Pour ce qui nous concerne ici, le passage le plus intéressant du texte est celui qui a trait aux moteurs à combustible liquide de la navette (Space Shuttle Main Engines, SSME). Ces composants sont parmi les plus complexes de l’ensemble. Feynman explique que la méthode habituelle de conception de tels moteurs (par exemple pour des avions civils ou militaires) procède selon une démarche de bas en haut (bottom up) : on commence par étudier les caractéristiques souhaitables des matériaux à utiliser, puis on teste des pièces élémentaires au banc d’essai. Sur la base des connaissances acquises ainsi, on commence à tester des sous-ensembles plus complexes. Les défauts et les erreurs de conception sont corrigés au fur et à mesure : comme ils ne portent que sur des parties de l’ensemble, les coûts sont modérés. Si des défauts sont encore détectés au moment de l’assemblage de l’ensemble, ils restent relativement faciles à localiser et à corriger, notamment du fait de l’expérience acquise par les tests de sous-ensembles.
Or les moteurs à combustible liquide de la navette n’ont pas été conçus selon cette démarche bottom up, mais selon l’approche inverse, de haut en bas (top down), c’est-à-dire que le moteur a été conçu et réalisé tout en même temps, avec très peu d’études et d’essais préalables des matériaux et des composants ; avec une telle démarche, la recherche de l’origine d’un défaut ou d’une erreur de conception est beaucoup plus difficile qu’avec la méthode bottom up, parce que l’on dispose de peu d’informations sur les caractéristiques des composants. Il faut alors utiliser le moteur complet comme banc d’essai pour trouver la panne, ce qui est très difficile et onéreux. Il est en outre difficile dans ces conditions d’acquérir une compréhension détaillée des caractéristiques et du fonctionnement du moteur, compréhension qui aurait été de nature à fonder la confiance que l’on aurait pu avoir en lui.

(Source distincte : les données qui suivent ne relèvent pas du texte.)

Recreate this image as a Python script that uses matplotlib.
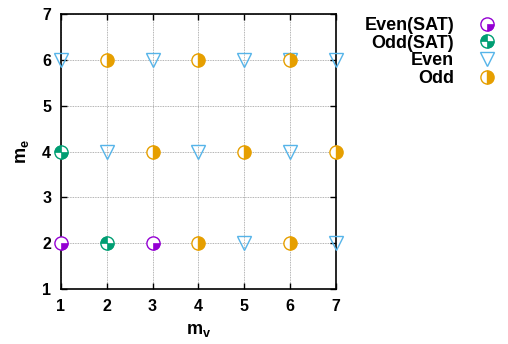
import matplotlib
matplotlib.use('Agg')
import matplotlib.pyplot as plt
from matplotlib.path import Path
from matplotlib.legend_handler import HandlerTuple

plt.rcParams['font.family'] = 'Liberation Sans'
plt.rcParams['font.weight'] = 'bold'
plt.rcParams['mathtext.fontset'] = 'custom'
plt.rcParams['mathtext.bf'] = 'Liberation Sans:bold'
plt.rcParams['mathtext.rm'] = 'Liberation Sans:bold'
plt.rcParams['mathtext.it'] = 'Liberation Sans:bold'

# points (m_v, m_e) per series
even_sat_v = [1, 3]
even_sat_e = [2, 2]
odd_sat_v = [2, 1]
odd_sat_e = [2, 4]
even_v = [5, 7, 2, 4, 6, 1, 3, 5, 7, 6]
even_e = [2, 2, 4, 4, 4, 6, 6, 6, 6, 6]
odd_v = [4, 6, 3, 5, 7, 2, 4, 6]
odd_e = [2, 2, 4, 4, 4, 6, 6, 6]

ticks = [1, 2, 3, 4, 5, 6, 7]

purple = '#9400d3'
green = '#009e73'
blue = '#56b4e9'
orange = '#e69f00'

# quadrant markers (gnuplot style circles)
q_lr = Path.wedge(270, 360)
q_two = Path.make_compound_path(Path.wedge(90, 180), Path.wedge(270, 360))

fig = plt.figure(figsize=(5.08, 3.44), dpi=100)
ax = fig.add_axes([0.120, 0.160, 0.541, 0.799])

ms = 9.5
common = dict(linestyle='none', clip_on=False, zorder=3)

c1, = ax.plot(even_sat_v, even_sat_e, marker='o', ms=ms, mfc='white', mec=purple, mew=1, **common)
w1, = ax.plot(even_sat_v, even_sat_e, marker=q_lr, ms=ms, mfc=purple, mec=purple, mew=0.5, **common)
c2, = ax.plot(odd_sat_v, odd_sat_e, marker='o', ms=ms, mfc='white', mec=green, mew=1, **common)
w2, = ax.plot(odd_sat_v, odd_sat_e, marker=q_two, ms=ms, mfc=green, mec=green, mew=0.5, **common)
t3, = ax.plot(even_v, even_e, marker='v', ms=ms, mfc='none', mec=blue, mew=1, **common)
o4, = ax.plot(odd_v, odd_e, marker='o', ms=ms, fillstyle='right', mfc=orange,
              markerfacecoloralt='white', mec=orange, mew=1, **common)

ax.set_xlim(1, 7)
ax.set_ylim(1, 7)
ax.set_xticks(ticks)
ax.set_yticks(ticks)
ax.tick_params(direction='in', length=4, width=1, top=True, right=True, labelsize=11.5, pad=7)
ax.grid(True, color='#9a9a9a', linestyle=(0, (1, 1)), linewidth=0.6)
for s in ax.spines.values():
    s.set_linewidth(1.2)

ax.set_xlabel(r'$\mathbf{m_v}$', fontsize=13, labelpad=6)
ax.set_ylabel(r'$\mathbf{m_e}$', fontsize=13, labelpad=8)

leg = ax.legend([(c1, w1), (c2, w2), t3, o4], ['Even(SAT)', 'Odd(SAT)', 'Even', 'Odd'],
                handler_map={tuple: HandlerTuple(ndivide=1)},
                markerfirst=False, frameon=False, loc='upper right',
                bbox_to_anchor=(1.004, 0.977), bbox_transform=fig.transFigure,
                fontsize=13, handlelength=1.5, handletextpad=1.1,
                labelspacing=0.04, borderpad=0)

fig.savefig('out.png', dpi=100)
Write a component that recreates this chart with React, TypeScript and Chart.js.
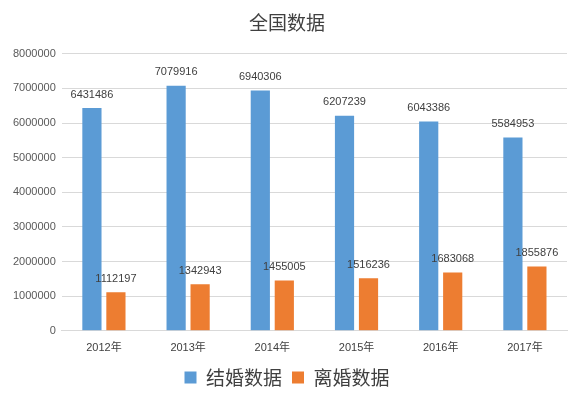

La méthode top down a un autre inconvénient : si l’on trouve une erreur de conception sur un sous-ensemble, comme la conception n’en a pas été isolée, mais intégrée dans la conception d’ensemble, il faut repenser la conception générale. Il est à craindre que pour des erreurs jugées mineures (à tort ou à raison), la lourdeur des investigations à entreprendre n’incite pas à renoncer à reprendre la conception de l’ensemble, alors qu’il faudrait le faire.
Nous pensons que cette critique de la méthode top down par Richard P. Feynman s’applique bien aux systèmes informatiques, et particulièrement aux systèmes de sécurité informatique. Mais ne lui faisons pas dire ce qu’elle ne dit pas : il convient bien sûr d’avoir une vision d’ensemble du système, simplement il ne faut pas lui accorder les vertus qu’elle n’a pas, elle ne doit pas être trop précise, ce n’est pas d’elle qu’il faudra déduire la conception détaillée des éléments et des sous-systèmes.